***** MATERIAL SUPPLIED

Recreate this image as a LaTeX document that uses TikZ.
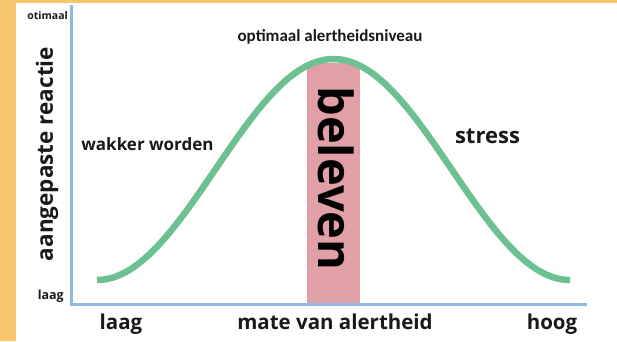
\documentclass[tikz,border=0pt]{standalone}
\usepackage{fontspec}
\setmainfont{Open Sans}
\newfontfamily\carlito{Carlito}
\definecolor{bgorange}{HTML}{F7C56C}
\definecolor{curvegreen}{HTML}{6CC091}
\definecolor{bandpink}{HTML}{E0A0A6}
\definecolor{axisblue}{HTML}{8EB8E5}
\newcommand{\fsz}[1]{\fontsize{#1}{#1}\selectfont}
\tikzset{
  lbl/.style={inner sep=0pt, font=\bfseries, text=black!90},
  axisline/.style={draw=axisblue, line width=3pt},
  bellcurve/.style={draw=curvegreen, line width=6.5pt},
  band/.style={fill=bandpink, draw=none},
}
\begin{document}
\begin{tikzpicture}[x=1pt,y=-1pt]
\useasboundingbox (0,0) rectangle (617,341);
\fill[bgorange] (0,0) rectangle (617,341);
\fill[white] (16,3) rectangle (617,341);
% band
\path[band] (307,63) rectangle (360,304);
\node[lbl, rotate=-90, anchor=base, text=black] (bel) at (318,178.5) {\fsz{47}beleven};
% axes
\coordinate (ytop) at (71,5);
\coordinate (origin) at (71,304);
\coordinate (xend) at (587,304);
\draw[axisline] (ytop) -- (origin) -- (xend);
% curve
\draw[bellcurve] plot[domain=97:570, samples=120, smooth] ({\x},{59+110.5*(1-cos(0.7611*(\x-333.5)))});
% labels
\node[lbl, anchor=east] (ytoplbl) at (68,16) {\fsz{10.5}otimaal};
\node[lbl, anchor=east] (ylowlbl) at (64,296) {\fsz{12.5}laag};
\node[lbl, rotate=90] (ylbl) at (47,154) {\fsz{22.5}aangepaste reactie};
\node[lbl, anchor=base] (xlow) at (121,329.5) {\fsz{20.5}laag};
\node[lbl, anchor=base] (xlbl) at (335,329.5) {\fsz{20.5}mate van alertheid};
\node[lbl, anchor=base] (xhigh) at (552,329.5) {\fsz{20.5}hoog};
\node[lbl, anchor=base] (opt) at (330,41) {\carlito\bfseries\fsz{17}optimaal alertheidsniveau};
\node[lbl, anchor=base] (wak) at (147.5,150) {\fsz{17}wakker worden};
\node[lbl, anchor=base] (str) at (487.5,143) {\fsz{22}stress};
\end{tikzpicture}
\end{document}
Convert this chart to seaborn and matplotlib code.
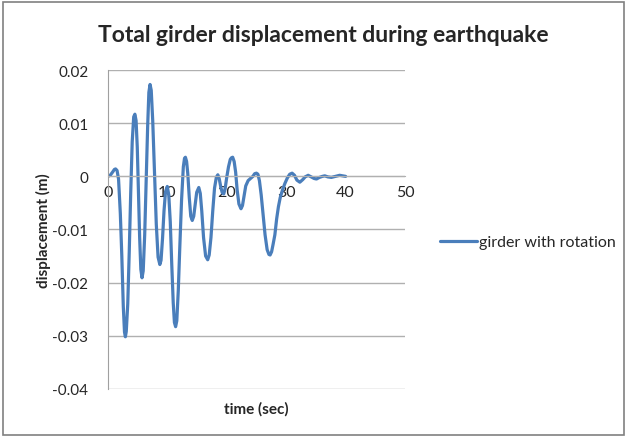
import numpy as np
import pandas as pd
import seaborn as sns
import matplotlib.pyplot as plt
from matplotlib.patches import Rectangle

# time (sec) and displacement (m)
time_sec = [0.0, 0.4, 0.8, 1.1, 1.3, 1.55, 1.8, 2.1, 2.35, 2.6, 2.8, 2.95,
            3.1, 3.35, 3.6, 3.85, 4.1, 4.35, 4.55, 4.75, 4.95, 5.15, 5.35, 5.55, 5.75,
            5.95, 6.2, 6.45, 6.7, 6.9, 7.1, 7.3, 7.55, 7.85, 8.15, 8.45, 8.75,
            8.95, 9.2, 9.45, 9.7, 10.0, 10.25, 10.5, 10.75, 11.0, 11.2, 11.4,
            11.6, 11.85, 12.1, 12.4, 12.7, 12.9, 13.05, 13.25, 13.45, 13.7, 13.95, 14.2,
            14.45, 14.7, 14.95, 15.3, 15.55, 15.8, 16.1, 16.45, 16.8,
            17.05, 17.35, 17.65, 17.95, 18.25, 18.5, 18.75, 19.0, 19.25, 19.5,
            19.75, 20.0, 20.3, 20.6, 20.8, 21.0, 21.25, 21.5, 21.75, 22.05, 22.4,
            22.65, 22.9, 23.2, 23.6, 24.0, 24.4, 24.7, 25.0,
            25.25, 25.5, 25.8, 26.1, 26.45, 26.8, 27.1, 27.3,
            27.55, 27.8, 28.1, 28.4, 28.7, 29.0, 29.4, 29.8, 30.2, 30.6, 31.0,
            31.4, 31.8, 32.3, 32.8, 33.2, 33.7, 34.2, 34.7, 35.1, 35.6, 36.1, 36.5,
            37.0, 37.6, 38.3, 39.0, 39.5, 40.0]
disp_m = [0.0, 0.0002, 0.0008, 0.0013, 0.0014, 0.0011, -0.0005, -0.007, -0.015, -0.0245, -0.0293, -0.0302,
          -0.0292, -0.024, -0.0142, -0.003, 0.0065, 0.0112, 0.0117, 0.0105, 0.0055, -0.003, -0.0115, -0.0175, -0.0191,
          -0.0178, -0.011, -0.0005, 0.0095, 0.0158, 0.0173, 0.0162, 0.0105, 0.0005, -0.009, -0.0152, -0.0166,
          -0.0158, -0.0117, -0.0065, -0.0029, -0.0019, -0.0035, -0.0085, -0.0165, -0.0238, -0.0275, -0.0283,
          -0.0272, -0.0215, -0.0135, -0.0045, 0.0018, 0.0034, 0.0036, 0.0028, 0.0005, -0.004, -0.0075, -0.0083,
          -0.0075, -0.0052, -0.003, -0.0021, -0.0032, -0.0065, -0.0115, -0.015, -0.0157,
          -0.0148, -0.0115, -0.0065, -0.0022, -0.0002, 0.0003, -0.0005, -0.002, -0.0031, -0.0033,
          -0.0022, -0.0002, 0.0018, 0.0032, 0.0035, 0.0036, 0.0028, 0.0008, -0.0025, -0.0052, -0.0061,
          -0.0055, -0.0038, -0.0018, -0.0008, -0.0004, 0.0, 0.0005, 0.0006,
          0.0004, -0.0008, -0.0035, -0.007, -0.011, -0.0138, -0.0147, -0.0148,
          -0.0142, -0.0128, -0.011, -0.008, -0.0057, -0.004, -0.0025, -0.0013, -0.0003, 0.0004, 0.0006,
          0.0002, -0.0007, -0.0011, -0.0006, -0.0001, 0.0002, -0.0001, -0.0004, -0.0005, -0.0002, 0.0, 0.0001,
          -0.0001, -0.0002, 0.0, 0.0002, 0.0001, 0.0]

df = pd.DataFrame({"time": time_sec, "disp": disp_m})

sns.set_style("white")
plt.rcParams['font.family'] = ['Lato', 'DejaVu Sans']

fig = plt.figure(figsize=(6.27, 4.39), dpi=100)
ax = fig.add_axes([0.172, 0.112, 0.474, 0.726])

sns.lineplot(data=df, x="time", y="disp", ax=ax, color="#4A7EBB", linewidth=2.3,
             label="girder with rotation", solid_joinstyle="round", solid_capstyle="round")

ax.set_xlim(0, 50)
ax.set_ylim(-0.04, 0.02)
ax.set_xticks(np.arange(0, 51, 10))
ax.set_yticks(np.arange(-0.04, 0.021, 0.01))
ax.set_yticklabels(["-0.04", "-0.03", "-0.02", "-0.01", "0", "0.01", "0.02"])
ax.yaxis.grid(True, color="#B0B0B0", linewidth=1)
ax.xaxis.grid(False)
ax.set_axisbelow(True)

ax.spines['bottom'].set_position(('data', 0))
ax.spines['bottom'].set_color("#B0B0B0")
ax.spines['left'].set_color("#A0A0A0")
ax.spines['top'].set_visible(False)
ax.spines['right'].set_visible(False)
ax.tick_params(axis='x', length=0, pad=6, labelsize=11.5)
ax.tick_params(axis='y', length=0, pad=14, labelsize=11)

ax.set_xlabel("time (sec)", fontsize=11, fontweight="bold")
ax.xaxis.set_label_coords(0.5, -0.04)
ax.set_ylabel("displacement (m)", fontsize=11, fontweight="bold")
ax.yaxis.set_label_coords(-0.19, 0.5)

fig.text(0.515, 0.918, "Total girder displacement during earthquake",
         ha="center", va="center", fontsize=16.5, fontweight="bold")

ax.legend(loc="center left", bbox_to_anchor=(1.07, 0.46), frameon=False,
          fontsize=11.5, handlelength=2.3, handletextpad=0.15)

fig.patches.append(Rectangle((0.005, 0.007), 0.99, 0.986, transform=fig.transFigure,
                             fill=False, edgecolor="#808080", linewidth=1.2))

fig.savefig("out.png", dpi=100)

**********

WHAT IS EXPECTED :: From the records above, give again only the part that opens with the line containing "Convert this chart" and closes with the line containing "from matplotlib.patches import Rectangle". Keep both ends but drop the pictures.

EXERCISE RESPONSE ::
Convert this chart to seaborn and matplotlib code.
import numpy as np
import pandas as pd
import seaborn as sns
import matplotlib.pyplot as plt
from matplotlib.patches import Rectangle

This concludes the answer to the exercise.